> [TASK BRIEF]
Work through the data and report how many lines include the string "this", giving the number alone.

┌─ DATA ROWS

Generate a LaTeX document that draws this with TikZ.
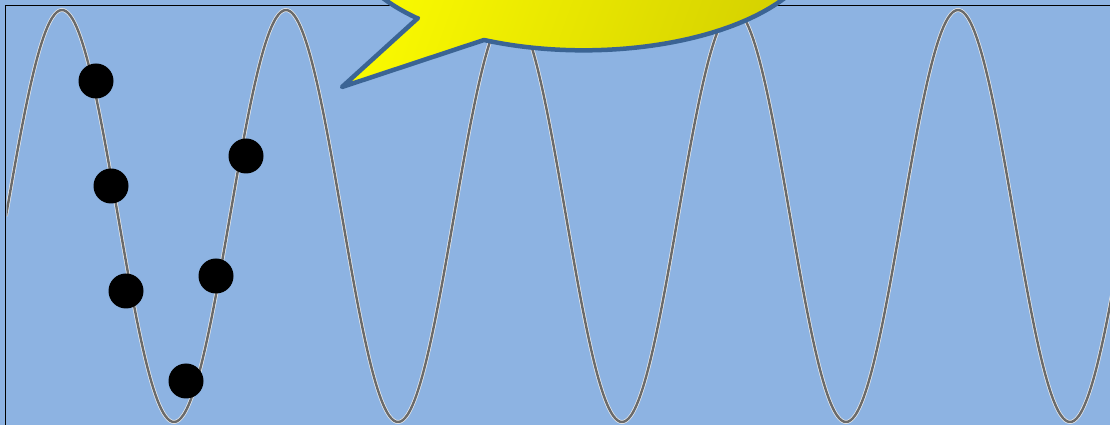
\documentclass[tikz,border=0pt]{standalone}
\usetikzlibrary{shadings}
\definecolor{bgblue}{HTML}{8DB3E2}
\definecolor{wavegray}{HTML}{6A6A6A}
\definecolor{bubbleedge}{HTML}{3B6494}
\definecolor{yelA}{HTML}{FFFF00}
\definecolor{yelB}{HTML}{D2CE00}
\tikzset{
  dot/.style={circle, fill=black, inner sep=0pt, minimum size=35pt},
  waveback/.style={white!85!gray, line width=3.8pt},
  wavefront/.style={wavegray, line width=2.4pt},
  bubble/.style={draw=bubbleedge, line width=4.5pt, line join=round, left color=yelA, right color=yelB, shading angle=70}
}
\begin{document}
\begin{tikzpicture}[x=1pt,y=1pt]
\useasboundingbox (0,0) rectangle (1110,425);
\begin{scope}
\clip (0,0) rectangle (1110,425);
\fill[bgblue] (0,0) rectangle (1110,425);
\draw[black, line width=1.8pt] (5.5,-5) -- (5.5,419.5) -- (1120,419.5);
\begin{scope}
\clip (6.5,0) rectangle (1110,418.6);
\draw[waveback] plot[domain=6:1112, samples=500, smooth] (\x, {209+206*cos((\x-62)/224*360)});
\draw[wavefront] plot[domain=6:1112, samples=500, smooth] (\x, {209+206*cos((\x-62)/224*360)});
\end{scope}
\node[dot] (d1) at (96,344) {};
\node[dot] (d2) at (111,239) {};
\node[dot] (d3) at (126,134) {};
\node[dot] (d4) at (186,44) {};
\node[dot] (d5) at (216,149) {};
\node[dot] (d6) at (246,269) {};
\path[bubble] (418,407) -- (342,338) -- (484,385) arc[start angle=245, end angle=585, x radius=236pt, y radius=110pt] -- cycle;
\end{scope}
\end{tikzpicture}
\end{document}
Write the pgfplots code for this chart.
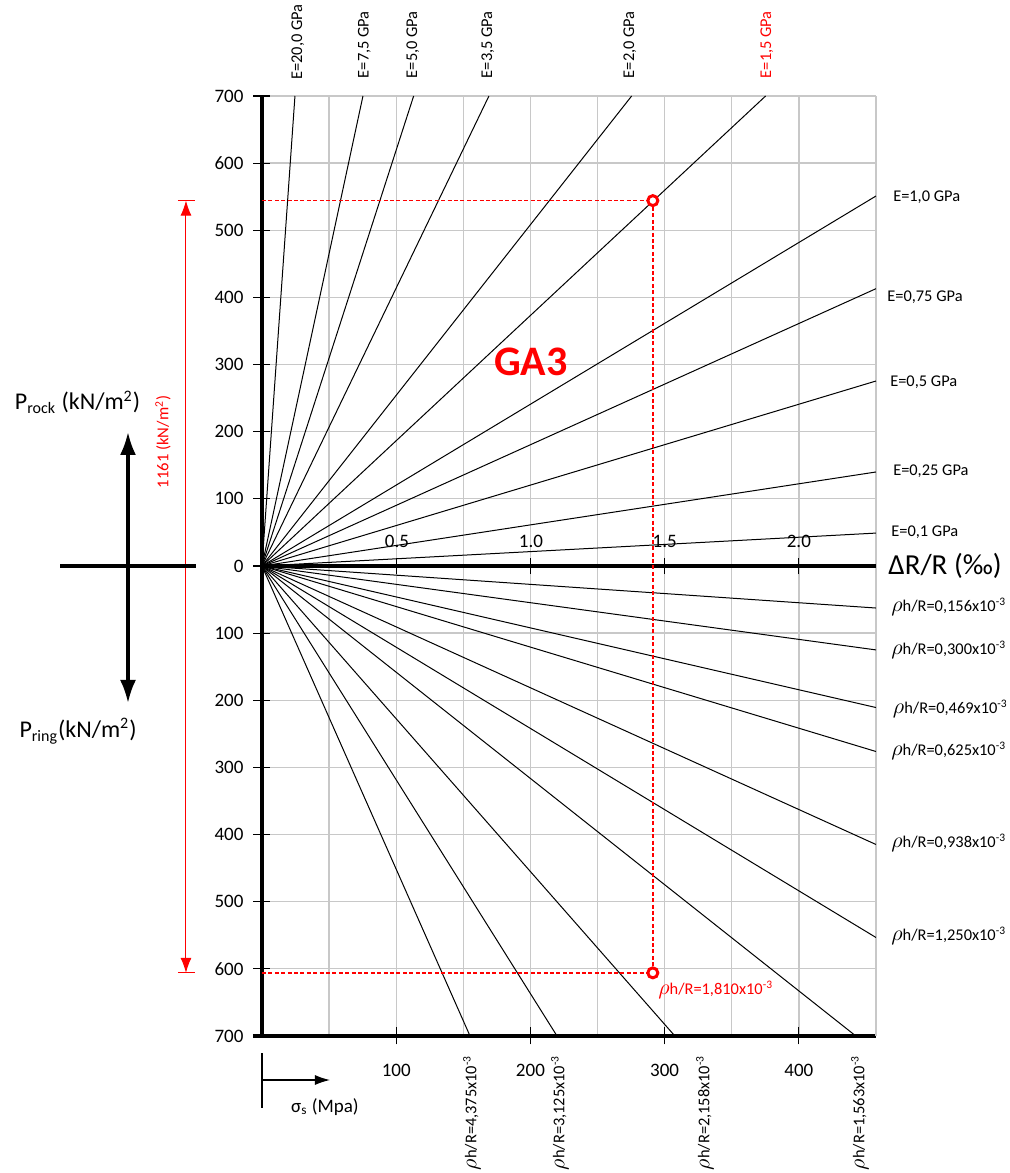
\documentclass[border=0pt]{standalone}
\usepackage{fontspec}
\setmainfont{Carlito}
\usepackage{pgfplots}
\pgfplotsset{compat=1.18}
\usetikzlibrary{arrows.meta}
\definecolor{gridgray}{RGB}{200,200,200}
\newcommand{\lab}{\fontsize{8.2}{10}\selectfont}
\newcommand{\rh}{{\fontsize{10.5}{10}\selectfont$\rho$}h/R=}
\tikzset{lbl/.style={inner sep=0pt, font=\lab}}
\begin{document}
\begin{tikzpicture}
\begin{axis}[
  scale only axis, width=307pt, height=470pt,
  xmin=0, xmax=2.287, ymin=-700, ymax=700,
  axis lines=left,
  axis line style={-, line width=1.75pt},
  x axis line style={shorten <=-4.5pt},
  clip=false,
  xtick={0.5,1,1.5,2}, xticklabels={100,200,300,400},
  minor xtick={0.25,0.75,1.25,1.75},
  ytick={-700,-600,...,700},
  yticklabels={700,600,500,400,300,200,100,0,100,200,300,400,500,600,700},
  tick align=center, major tick length=8.5pt, minor tick length=0pt,
  tick style={black, line width=0.6pt},
  grid=both,
  major grid style={gridgray, line width=0.65pt},
  minor grid style={gridgray, line width=0.65pt},
  ticklabel style={font=\fontsize{9.5}{11}\selectfont},
  xticklabel style={yshift=-6.5pt},
  yticklabel style={xshift=-1.5pt},
  /pgf/number format/assume math mode=true,
]
% right border
\draw[gridgray, line width=0.65pt] (axis cs:2.287,-700) -- (axis cs:2.287,700);
% upper lines (E)
\addplot[black, line width=0.5pt] coordinates {(0,0) (0.1229,700)};
\addplot[black, line width=0.5pt] coordinates {(0,0) (0.3762,700)};
\addplot[black, line width=0.5pt] coordinates {(0,0) (0.5650,700)};
\addplot[black, line width=0.5pt] coordinates {(0,0) (0.8454,700)};
\addplot[black, line width=0.5pt] coordinates {(0,0) (1.3770,700)};
\addplot[black, line width=0.5pt] coordinates {(0,0) (1.8760,700)};
\addplot[black, line width=0.5pt] coordinates {(0,0) (2.287,551)};
\addplot[black, line width=0.5pt] coordinates {(0,0) (2.287,413)};
\addplot[black, line width=0.5pt] coordinates {(0,0) (2.287,275.5)};
\addplot[black, line width=0.5pt] coordinates {(0,0) (2.287,140)};
\addplot[black, line width=0.5pt] coordinates {(0,0) (2.287,49)};
% lower lines (rho h/R)
\addplot[black, line width=0.5pt] coordinates {(0,0) (2.287,-62.6)};
\addplot[black, line width=0.5pt] coordinates {(0,0) (2.287,-125)};
\addplot[black, line width=0.5pt] coordinates {(0,0) (2.287,-210.8)};
\addplot[black, line width=0.5pt] coordinates {(0,0) (2.287,-276.3)};
\addplot[black, line width=0.5pt] coordinates {(0,0) (2.287,-414.8)};
\addplot[black, line width=0.5pt] coordinates {(0,0) (2.287,-553.3)};
\addplot[black, line width=0.5pt] coordinates {(0,0) (2.212,-700)};
\addplot[black, line width=0.5pt] coordinates {(0,0) (1.538,-700)};
\addplot[black, line width=0.5pt] coordinates {(0,0) (1.099,-700)};
\addplot[black, line width=0.5pt] coordinates {(0,0) (0.775,-700)};
% zero axis
\draw[line width=1.75pt] (axis cs:0,0) -- (axis cs:2.287,0);
\draw[line width=0.6pt] (axis cs:0.5,-12) -- (axis cs:0.5,12);
\draw[line width=0.6pt] (axis cs:1,-12) -- (axis cs:1,12);
\draw[line width=0.6pt] (axis cs:1.5,-12) -- (axis cs:1.5,12);
\draw[line width=0.6pt] (axis cs:2,-12) -- (axis cs:2,12);
\node[font=\fontsize{9.5}{11}\selectfont] at (axis cs:0.503,36.5) {0.5};
\node[font=\fontsize{9.5}{11}\selectfont] at (axis cs:1.002,36.5) {1.0};
\node[font=\fontsize{9.5}{11}\selectfont] at (axis cs:1.5,36.5) {1.5};
\node[font=\fontsize{9.5}{11}\selectfont] at (axis cs:2.0,36.5) {2.0};
\node[anchor=west, inner sep=0pt, font=\fontsize{14.5}{16}\selectfont] at (axis cs:2.332,0) {ΔR/R (‰)};
% red construction
\addplot[red, dash pattern=on 2pt off 1.2pt, line width=0.7pt] coordinates {(0,544.2) (1.456,544.2)};
\addplot[red, dash pattern=on 2pt off 1.2pt, line width=0.7pt] coordinates {(1.456,544.2) (1.456,-606)};
\addplot[red, dash pattern=on 2pt off 1.2pt, line width=0.7pt] coordinates {(0,-606) (1.456,-606)};
\addplot[only marks, mark=*, mark size=2.5pt, mark options={draw=red, fill=white, line width=1.5pt}] coordinates {(1.456,544.2) (1.456,-606)};
\draw[red, line width=0.5pt, {Latex[length=7.5pt,width=5.5pt]}-{Latex[length=7.5pt,width=5.5pt]}] (axis cs:-0.283,544.2) -- (axis cs:-0.283,-606);
\draw[red, line width=0.5pt] (axis cs:-0.313,544.2) -- (axis cs:-0.2495,544.2);
\draw[red, line width=0.5pt] (axis cs:-0.313,-606) -- (axis cs:-0.2495,-606);
\node[red, rotate=90, inner sep=0pt, font=\fontsize{8.3}{10}\selectfont] at (axis cs:-0.3687,184.7) {1161 (kN/m\textsuperscript{2})};
\node[red, font=\bfseries\fontsize{21}{24}\selectfont] at (axis cs:1.002,304) {GA3};
\node[red, anchor=west, lbl] at (axis cs:1.475,-631.5) {\rh 1,810x10\textsuperscript{-3}};
% left cross
\draw[line width=1.6pt] (axis cs:-0.752,0) -- (axis cs:-0.2458,0);
\draw[line width=1.6pt, {Latex[length=11.5pt,width=8pt]}-{Latex[length=11.5pt,width=8pt]}] (axis cs:-0.499,199.6) -- (axis cs:-0.499,-204);
\node[font=\fontsize{12}{14}\selectfont] at (axis cs:-0.687,244) {P\textsubscript{rock} (kN/m\textsuperscript{2})};
\node[font=\fontsize{12}{14}\selectfont] at (axis cs:-0.685,-246) {P\textsubscript{ring}(kN/m\textsuperscript{2})};
% sigma_s indicator
\draw[line width=0.6pt] (axis cs:0,-725.4) -- (axis cs:0,-807.3);
\draw[line width=0.6pt, -{Latex[length=7.5pt,width=5pt]}] (axis cs:0,-765.6) -- (axis cs:0.2533,-765.6);
\node[font=\fontsize{9.5}{11}\selectfont] at (axis cs:0.2346,-805.7) {σ\textsubscript{s} (Mpa)};
% top labels
\node[rotate=90, anchor=west, lbl] at (axis cs:0.1341,723.8) {E=20,0 GPa};
\node[rotate=90, anchor=west, lbl] at (axis cs:0.3818,726) {E=7,5 GPa};
\node[rotate=90, anchor=west, lbl] at (axis cs:0.5624,726) {E=5,0 GPa};
\node[rotate=90, anchor=west, lbl] at (axis cs:0.8417,726) {E=3,5 GPa};
\node[rotate=90, anchor=west, lbl] at (axis cs:1.3706,726) {E=2,0 GPa};
\node[rotate=90, anchor=west, lbl, red] at (axis cs:1.8808,726) {E=1,5 GPa};
% right labels
\node[anchor=west, lbl] at (axis cs:2.350,549.6) {E=1,0 GPa};
\node[anchor=west, lbl] at (axis cs:2.328,400.7) {E=0,75 GPa};
\node[anchor=west, lbl] at (axis cs:2.339,274) {E=0,5 GPa};
\node[anchor=west, lbl] at (axis cs:2.350,141.5) {E=0,25 GPa};
\node[anchor=west, lbl] at (axis cs:2.343,50.6) {E=0,1 GPa};
\node[anchor=west, lbl] at (axis cs:2.343,-61) {\rh 0,156x10\textsuperscript{-3}};
\node[anchor=west, lbl] at (axis cs:2.343,-125) {\rh 0,300x10\textsuperscript{-3}};
\node[anchor=west, lbl] at (axis cs:2.349,-213) {\rh 0,469x10\textsuperscript{-3}};
\node[anchor=west, lbl] at (axis cs:2.343,-275.5) {\rh 0,625x10\textsuperscript{-3}};
\node[anchor=west, lbl] at (axis cs:2.343,-412.6) {\rh 0,938x10\textsuperscript{-3}};
\node[anchor=west, lbl] at (axis cs:2.343,-551) {\rh 1,250x10\textsuperscript{-3}};
% bottom labels
\node[rotate=90, anchor=east, lbl] at (axis cs:0.782,-728.3) {\rh 4,375x10\textsuperscript{-3}};
\node[rotate=90, anchor=east, lbl] at (axis cs:1.110,-728.3) {\rh 3,125x10\textsuperscript{-3}};
\node[rotate=90, anchor=east, lbl] at (axis cs:1.650,-728.3) {\rh 2,158x10\textsuperscript{-3}};
\node[rotate=90, anchor=east, lbl] at (axis cs:2.227,-728.3) {\rh 1,563x10\textsuperscript{-3}};
\coordinate (BL) at (axis cs:-0.9758,-904.1);
\coordinate (TR) at (axis cs:2.7858,843.0);
\end{axis}
\pgfresetboundingbox
\path[use as bounding box] (BL) rectangle (TR);
\end{tikzpicture}
\end{document}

└─

> [FULL RESPONSE]
2